Nem mesmo a existência de uma punição mais severa tem conseguido frear os casos de violência contra os animais em Minas Gerais. No mês em que a Lei 14.064/2020 – apelidada de Lei Sansão, em homenagem ao pitbull que foi torturado e teve as patas traseiras decepadas – completa três anos, quase 11 animais são maltratados diariamente no estado, conforme balanço da Secretaria de Estado de Justiça e Segurança Pública (Sejusp).
As histórias se repetem nos mais variados pontos das cidades: animais famintos nas ruas ou confinados em espaços minúsculos. Abandonados à própria sorte, eles viram alvos fáceis de crueldade, como é o caso de 35 gatos de rua envenenados no Bairro Calafate, Região Oeste de Belo Horizonte, e da cadela Fila, morta no dia 17 de agosto, após ter sido amarrada em um carro e arrastada pelas ruas de Betim, na Região Metropolitana de Belo Horizonte.
A nova legislação, aprovada em 2020, alterou a Lei de Crimes Ambientais (9.605) e prevê de dois a cinco anos de prisão, multa e proibição de guarda para quem maltratar, ferir, abusar ou mutilar cães e gatos. Antes, a pena era detenção de até um ano. Na avaliação da advogada criminalista Maíra Garcia Dias, além de punir com mais rigor quem pratica esse tipo de crime, a mudança trouxe a segurança de que, ao denunciar os casos, o animal será resgatado e o agressor penalizado.
“Anteriormente, o suspeito permanecia impune e prosseguia com os maus-tratos”, destaca. Ela ressalta o papel do estado e município na criação de mecanismos de vigilância e políticas públicas de abrigo, cuidado e adoção, que viabilizem o cumprimento da lei. “É necessário que exista atuação do poder público no combate aos maus-tratos”, sinaliza.
Vista como um avanço importante na luta pelo bem-estar animal, na prática, a Lei Sansão ainda não trouxe reflexos significativos na diminuição de ocorrências de maus-tratos, conforme apontam especialistas e protetores de animais ouvidos pelo Estado de Minas. “A lei tem seu mérito, mas, se não for trabalhada de forma integrada, ela não se sustenta e não muda a realidade. Está banalizada. Não vemos muito resultado desta lei”, afirma Adriana Araújo, coordenadora do Movimento Mineiro pelos Direitos Animais.
A afirmação de Adriana tem embasamento estatístico: de janeiro a junho, registros de maus-tratos saltaram de 1.855 para 1.911, na comparação com o mesmo período de 2022, de acordo com dados da Sejusp. Por dia, o estado tem uma média de 10,6 ocorrências do tipo. Desde a criação da lei, em 2020, até hoje, os índices seguem estáveis: sem quedas ou crescimento expressivos.

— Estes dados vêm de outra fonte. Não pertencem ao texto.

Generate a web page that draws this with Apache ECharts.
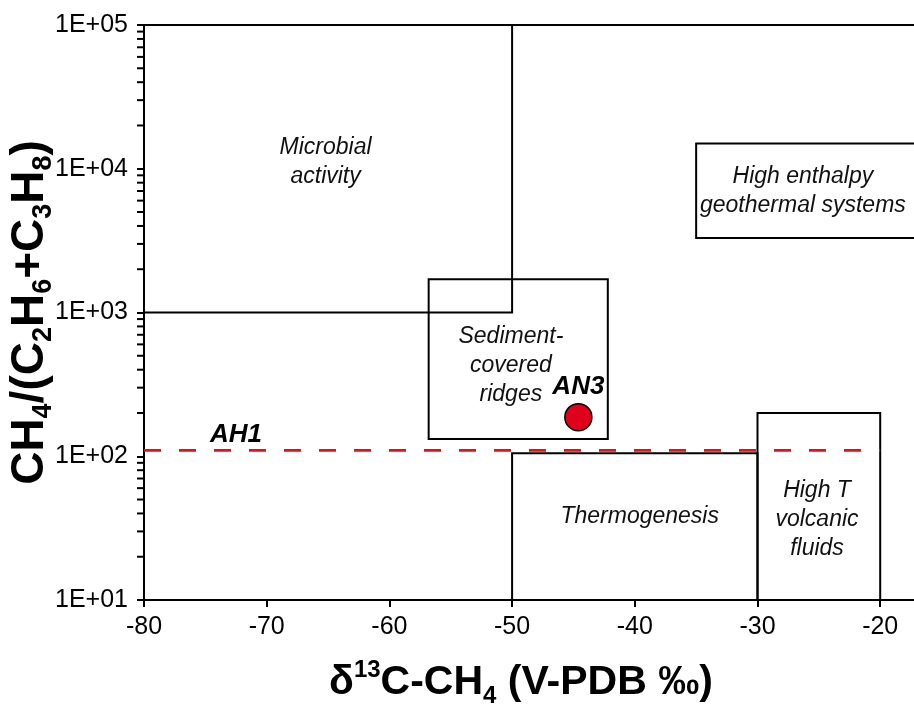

O crime de maus-tratos vai desde abandono até manter o animal preso ou negar alimentação. Os animais de rua existem em maior número, mas são comuns casos de bichinhos abandonados por seus tutores dentro das próprias casas. “O abandono é o extremo, mas a falta de água e alimentação também são uma realidade, assim como a privação de cuidados veterinários e agressões físicas. Deixar o animal no sol, no frio, na chuva, sem abrigo”, aponta a coordenadora do Movimento Mineiro pelos Direitos Animais.
Segundo ela, a pandemia de COVID-19 fez disparar o abandono de cães e gatos. “Fecharam as castrações, os mutirões e os eventos de ação. Muita gente abandonando os animais. Nunca vi na minha vida tanta violência. Até hoje não retomamos o ritmo para podermos encaminhar os animais resgatados. A proteção animal está em colapso devido à quantidade de animais abandonados”, alerta.